Given exercise:
Starting at the first line of the listing below, repeat each line up to and including the one containing "Area, XAxis, YAxis". Leave out pictures.

-- start of Excerpted records --

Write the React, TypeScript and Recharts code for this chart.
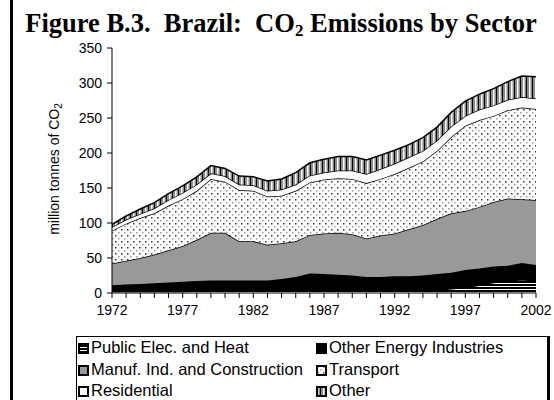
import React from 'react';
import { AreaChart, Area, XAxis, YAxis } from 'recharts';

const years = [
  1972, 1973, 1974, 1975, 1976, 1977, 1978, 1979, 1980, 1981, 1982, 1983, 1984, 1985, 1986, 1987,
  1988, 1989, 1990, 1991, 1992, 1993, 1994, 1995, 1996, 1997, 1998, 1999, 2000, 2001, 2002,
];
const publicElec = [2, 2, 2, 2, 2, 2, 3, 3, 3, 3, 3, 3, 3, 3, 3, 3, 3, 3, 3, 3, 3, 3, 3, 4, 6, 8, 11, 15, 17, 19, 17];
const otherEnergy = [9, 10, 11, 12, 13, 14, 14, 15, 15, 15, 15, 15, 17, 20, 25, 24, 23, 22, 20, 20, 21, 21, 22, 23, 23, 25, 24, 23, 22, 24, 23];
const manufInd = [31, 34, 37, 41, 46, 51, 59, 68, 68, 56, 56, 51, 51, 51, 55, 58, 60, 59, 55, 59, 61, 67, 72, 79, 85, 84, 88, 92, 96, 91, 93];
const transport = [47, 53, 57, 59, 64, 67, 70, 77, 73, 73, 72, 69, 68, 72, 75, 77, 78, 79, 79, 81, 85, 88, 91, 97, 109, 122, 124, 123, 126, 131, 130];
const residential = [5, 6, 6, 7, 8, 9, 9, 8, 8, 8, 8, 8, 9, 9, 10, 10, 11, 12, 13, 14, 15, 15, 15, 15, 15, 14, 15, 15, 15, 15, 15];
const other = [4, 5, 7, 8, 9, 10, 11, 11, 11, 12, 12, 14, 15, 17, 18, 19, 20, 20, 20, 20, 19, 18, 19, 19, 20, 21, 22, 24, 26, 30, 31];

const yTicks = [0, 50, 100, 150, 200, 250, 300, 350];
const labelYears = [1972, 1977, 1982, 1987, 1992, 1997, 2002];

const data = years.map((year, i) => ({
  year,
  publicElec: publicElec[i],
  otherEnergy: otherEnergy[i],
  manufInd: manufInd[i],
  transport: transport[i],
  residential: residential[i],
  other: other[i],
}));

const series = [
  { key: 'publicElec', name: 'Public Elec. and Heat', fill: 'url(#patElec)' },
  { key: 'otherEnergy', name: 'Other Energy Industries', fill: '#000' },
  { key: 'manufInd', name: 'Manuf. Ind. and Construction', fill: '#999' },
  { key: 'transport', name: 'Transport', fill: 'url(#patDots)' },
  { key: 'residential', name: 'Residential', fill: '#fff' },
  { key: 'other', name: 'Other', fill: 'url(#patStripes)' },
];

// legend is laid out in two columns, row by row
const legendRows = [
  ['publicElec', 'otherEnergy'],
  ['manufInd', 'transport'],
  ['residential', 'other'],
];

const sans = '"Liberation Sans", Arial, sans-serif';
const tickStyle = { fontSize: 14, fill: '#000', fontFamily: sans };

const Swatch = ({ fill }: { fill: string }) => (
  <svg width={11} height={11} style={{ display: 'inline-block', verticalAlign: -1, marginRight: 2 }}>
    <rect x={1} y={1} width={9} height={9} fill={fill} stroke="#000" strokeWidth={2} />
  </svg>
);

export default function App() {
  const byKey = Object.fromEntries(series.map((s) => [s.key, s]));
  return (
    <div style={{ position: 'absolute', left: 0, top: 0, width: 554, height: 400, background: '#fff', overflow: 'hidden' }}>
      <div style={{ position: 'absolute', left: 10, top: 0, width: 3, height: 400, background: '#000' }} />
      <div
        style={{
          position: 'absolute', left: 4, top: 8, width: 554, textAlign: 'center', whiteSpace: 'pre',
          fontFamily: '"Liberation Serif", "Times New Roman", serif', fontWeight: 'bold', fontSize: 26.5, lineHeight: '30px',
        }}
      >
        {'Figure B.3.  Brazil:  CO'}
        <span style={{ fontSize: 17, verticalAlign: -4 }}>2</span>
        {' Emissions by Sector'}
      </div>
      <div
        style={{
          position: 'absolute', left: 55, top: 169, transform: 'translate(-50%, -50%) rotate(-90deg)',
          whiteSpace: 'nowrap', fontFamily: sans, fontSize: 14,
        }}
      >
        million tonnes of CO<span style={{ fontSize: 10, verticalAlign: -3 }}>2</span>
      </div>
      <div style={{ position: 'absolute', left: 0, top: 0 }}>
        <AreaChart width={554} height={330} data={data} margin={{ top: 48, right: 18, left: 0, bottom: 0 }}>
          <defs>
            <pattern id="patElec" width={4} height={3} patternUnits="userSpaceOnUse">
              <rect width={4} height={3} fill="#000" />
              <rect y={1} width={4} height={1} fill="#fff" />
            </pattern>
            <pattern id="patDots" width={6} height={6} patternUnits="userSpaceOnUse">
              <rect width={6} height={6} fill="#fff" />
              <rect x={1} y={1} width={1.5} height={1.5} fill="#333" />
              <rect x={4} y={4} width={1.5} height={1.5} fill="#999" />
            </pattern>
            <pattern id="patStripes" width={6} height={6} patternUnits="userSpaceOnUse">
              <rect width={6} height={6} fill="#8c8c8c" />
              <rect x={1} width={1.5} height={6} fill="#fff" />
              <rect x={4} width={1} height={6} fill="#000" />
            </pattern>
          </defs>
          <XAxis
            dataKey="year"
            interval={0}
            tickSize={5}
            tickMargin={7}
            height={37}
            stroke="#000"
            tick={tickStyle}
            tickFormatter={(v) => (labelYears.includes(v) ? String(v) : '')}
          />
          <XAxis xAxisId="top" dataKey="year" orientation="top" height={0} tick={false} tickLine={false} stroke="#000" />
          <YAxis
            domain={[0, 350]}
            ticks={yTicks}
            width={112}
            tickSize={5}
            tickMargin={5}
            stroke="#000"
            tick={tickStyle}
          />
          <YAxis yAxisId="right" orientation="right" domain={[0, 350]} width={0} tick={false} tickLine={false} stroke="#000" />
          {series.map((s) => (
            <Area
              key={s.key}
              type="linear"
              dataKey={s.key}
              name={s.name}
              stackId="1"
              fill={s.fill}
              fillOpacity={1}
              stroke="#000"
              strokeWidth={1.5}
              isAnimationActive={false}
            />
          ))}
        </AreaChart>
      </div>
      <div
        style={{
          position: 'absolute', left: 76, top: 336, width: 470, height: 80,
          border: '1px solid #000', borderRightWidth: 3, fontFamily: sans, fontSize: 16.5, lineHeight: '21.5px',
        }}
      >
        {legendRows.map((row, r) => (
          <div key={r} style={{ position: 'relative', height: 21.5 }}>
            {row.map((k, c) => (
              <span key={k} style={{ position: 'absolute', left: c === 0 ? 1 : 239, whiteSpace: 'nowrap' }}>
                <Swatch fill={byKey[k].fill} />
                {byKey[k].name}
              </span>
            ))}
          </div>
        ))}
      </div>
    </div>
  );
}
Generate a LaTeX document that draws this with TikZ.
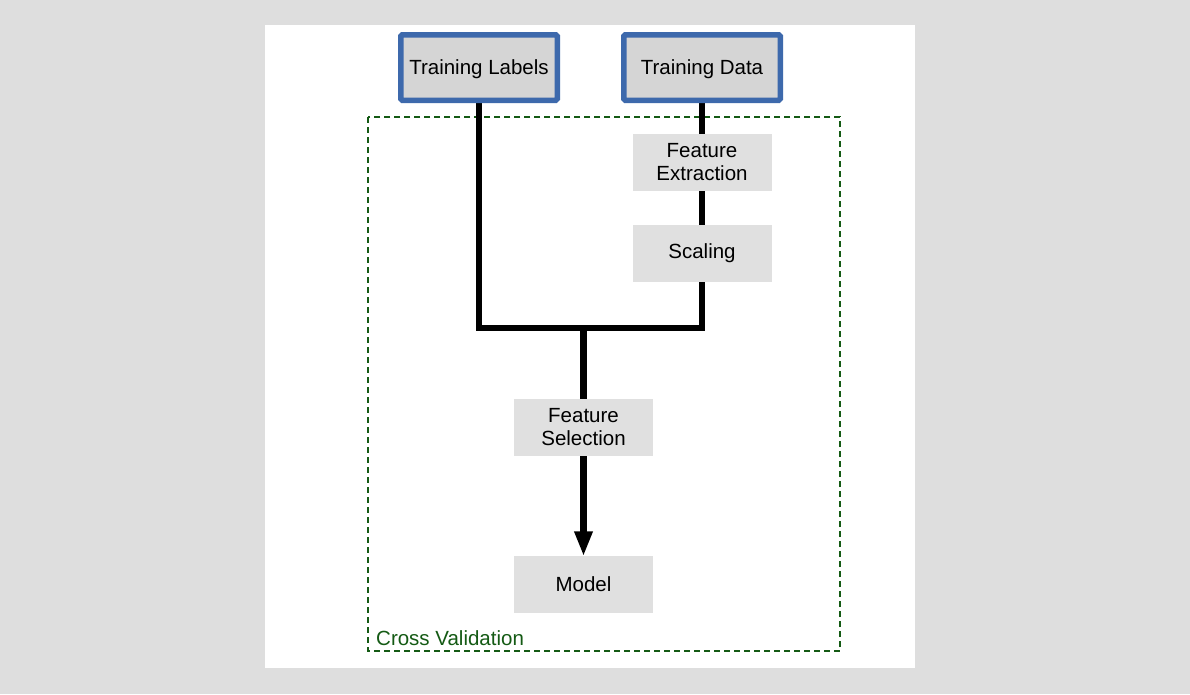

-- end of Excerpted records --

Correct result:
Write the React, TypeScript and Recharts code for this chart.
import React from 'react';
import { AreaChart, Area, XAxis, YAxis } from 'recharts';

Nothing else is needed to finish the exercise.